И всякий раз слова Иисуса обращены к конкретному человеку. Иисус же, обратившись и увидев ее, сказал… (Мф. 9: 22). Иисус, взглянув на него, полюбил его и сказал… (Мк. 10: 21). Иисус, остановившись… спросил его… (Лк. 18: 40). Нет никакого «человека вообще». Есть лишь живой собеседник со своим днем рождения, именем, родственными связями, со своим воспитанием и образованием, судьбой, мечтами, надеждами, страхами, радостями, ошибками, достижениями, со своими молитвами или… отсутствием таковых.
И когда Иисус вступает в общение с человеком, Его слово, которое происходит из сокровенных недр Божественного Духа, обращено к одному из «малых сих», чье имя записано на небесах (даже если оно и не названо в тексте Евангелия), и является ответом на его переживание, боль, надежду или отчаяние. И для того, чтобы лучше понять слова Человека, сказавшего вам истину, которую слышал от Бога (Ин. 8:40), необходимо расслышать и понять Его собеседника. Нам надо как можно ближе подойти к человеку. К тому, на чью долю выпало слышать Его слово.

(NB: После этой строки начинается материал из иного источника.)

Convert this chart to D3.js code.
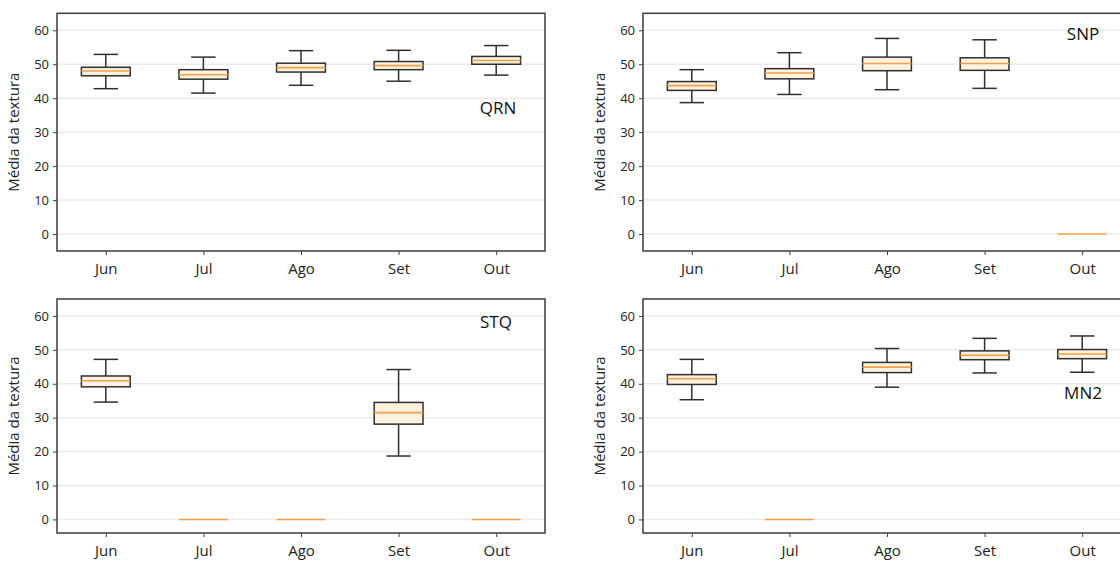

Нет откровения самого по себе. Нет никакого богооткровения вне богообщения. Откровение – не только откровение о Ком-то, но всегда кому-то и для кого-то. И чем ближе мы сможем подойти к этим людям, чем вернее мы сможем разглядеть обстоятельства их жизни, умонастроения, переживания, их манеру общаться и т. п., тем точнее и живее предстанет перед нами слово Божественного откровения. Так устроено Евангелие, что расслышать вечное и универсальное можно, лишь приблизившись вплотную к прокаженному, к слепому, к мытарю, к грешнице… Но также и к оппонентам – к фарисею, саддукею, законнику.
– Одна из ваших книг озаглавлена «Археология текста». Скажите, я правильно понимаю, что для вас определяющим является погружение в эпоху?
– Да, пожалуй, это так. Мне представляется, важно услышать слова Иисуса в современном Ему историческом контексте. Изнутри!